If possible, utilize room dividers to decrease visual stimuli and create contained and visually simplified workspaces.

 

When considering auditory stimuli sit quietly in the space and notice what you can hear.  Is there a loud fan?  Can this fan be swapped out for a quieter fan?  Can you hear the ticking of the clock?  If you can hear it, most likely this sound is much louder and much more distracting to your student on the autism spectrum.  If possible, swap this out for a silent clock as this ticking can compete with important directions or requests and may limit a child's ability to show what they know.  What other sounds do you hear?  Does the door squeak?

 

A room with a carpet helps absorb sound and in especially large rooms it can be helpful to put cloth or felt over cabinets and shelves to help absorb sounds.  These coverings should be simple without patterns so that the room does not become visually busy.

 

When adults are speaking in the room this can also be a very distracting auditory stimuli.  There are times when it is necessary for teachers and classroom staff to discuss something at that very moment.

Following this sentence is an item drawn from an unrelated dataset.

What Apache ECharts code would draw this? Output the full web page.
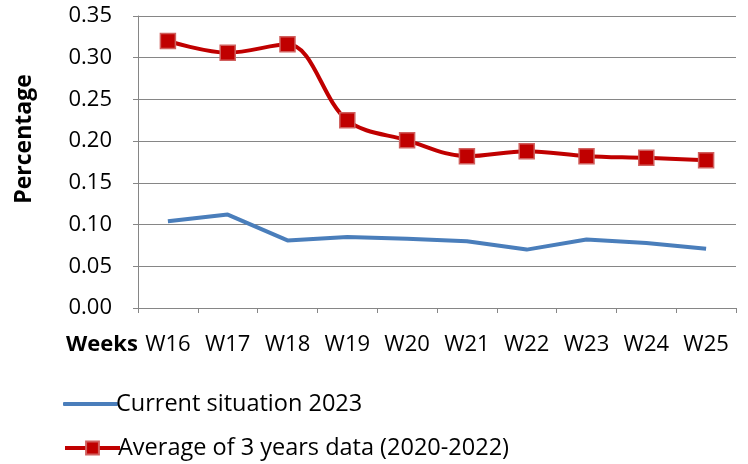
<!DOCTYPE html>
<html>
<head>
<meta charset="utf-8">
<script src="https://cdn.jsdelivr.net/npm/echarts@6/dist/echarts.min.js"></script>
<style>html,body{margin:0;padding:0;background:#fff}#c{width:748px;height:464px}</style>
</head>
<body>
<div id="c"></div>
<script>
const categories = ['W16','W17','W18','W19','W20','W21','W22','W23','W24','W25'];
const current2023 = [0.104, 0.112, 0.081, 0.085, 0.083, 0.080, 0.070, 0.082, 0.078, 0.071];
const avg3Years = [0.320, 0.306, 0.316, 0.225, 0.201, 0.182, 0.188, 0.182, 0.180, 0.177];
const seriesNames = ['Current situation 2023', 'Average of 3 years data (2020-2022)'];
const yAxisTitle = 'Percentage';
const xAxisTitle = 'Weeks';

const FONT = '"Open Sans", "Noto Sans", sans-serif';
const chart = echarts.init(document.getElementById('c'));
chart.setOption({
  animation: false,
  textStyle: { fontFamily: FONT },
  grid: { left: 138, right: 12, top: 16, bottom: 156, outerBoundsMode: 'none', containLabel: false },
  xAxis: {
    type: 'category',
    data: categories,
    boundaryGap: true,
    axisLine: { lineStyle: { color: '#868686', width: 1 } },
    axisTick: { show: true, length: 5, lineStyle: { color: '#868686' } },
    axisLabel: { color: '#000', fontSize: 22, fontFamily: FONT, margin: 26 }
  },
  yAxis: {
    type: 'value',
    min: 0, max: 0.35, interval: 0.05,
    axisLine: { show: true, lineStyle: { color: '#868686', width: 1 } },
    axisTick: { show: true, length: 5, lineStyle: { color: '#868686' } },
    axisLabel: { color: '#000', fontSize: 22, fontFamily: FONT, margin: 26,
      formatter: v => v.toFixed(2) },
    splitLine: { show: true, lineStyle: { color: '#868686', width: 1 } }
  },
  legend: [
    {
      orient: 'vertical',
      left: 58, top: 387,
      itemWidth: 55, itemHeight: 4,
      textStyle: { color: '#000', fontSize: 23.5, fontFamily: FONT, padding: [0,0,0,-7] },
      data: [{ name: seriesNames[0], icon: 'roundRect' }]
    },
    {
      orient: 'vertical',
      left: 58, top: 431,
      itemWidth: 55, itemHeight: 16,
      lineStyle: { width: 4, color: '#c00000' },
      textStyle: { color: '#000', fontSize: 23.5, fontFamily: FONT, padding: [0,0,0,-7] },
      data: [seriesNames[1]]
    }
  ],
  graphic: [
    {
      type: 'text', left: 66, top: 334,
      style: { text: xAxisTitle, fontSize: 22, fontWeight: 'bold', fontFamily: FONT, fill: '#000' }
    },
    {
      type: 'text', x: 24, y: 139, rotation: Math.PI / 2,
      style: { text: yAxisTitle, fontSize: 23, fontWeight: 'bold', fontFamily: FONT, fill: '#000',
        align: 'center', verticalAlign: 'middle' }
    }
  ],
  series: [
    {
      name: seriesNames[0], type: 'line', data: current2023,
      symbol: 'none', smooth: false,
      lineStyle: { color: '#4a7ebb', width: 4 },
      itemStyle: { color: '#4a7ebb' }
    },
    {
      name: seriesNames[1], type: 'line', data: avg3Years,
      symbol: 'rect', symbolSize: 15, smooth: 0.35,
      lineStyle: { color: '#c00000', width: 4 },
      itemStyle: { color: '#c00000', borderColor: '#d0605e', borderWidth: 1.5 }
    }
  ]
});
</script>
</body>
</html>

Any information that can be passed on either by jotting down a note that can be shared later or a topic that can be discussed without students present should be shared in that manner.  Even if the conversation is happening on the other side of the classroom it adds extra auditory stimuli can take a child's attention away from the task on hand.  Conversations about students should never occur in front of students, auditory stimuli aside.  

 

Lastly, are there any noticeable smells in the room?  Be sure that staff do not wear perfume to work or strongly scented lotions.  

 

When the classroom or workspace is set up with these considerations it creates a space where children with autism spectrum disorders can do their best learning and have the opportunity to have their attention fully on the task or subject at hand.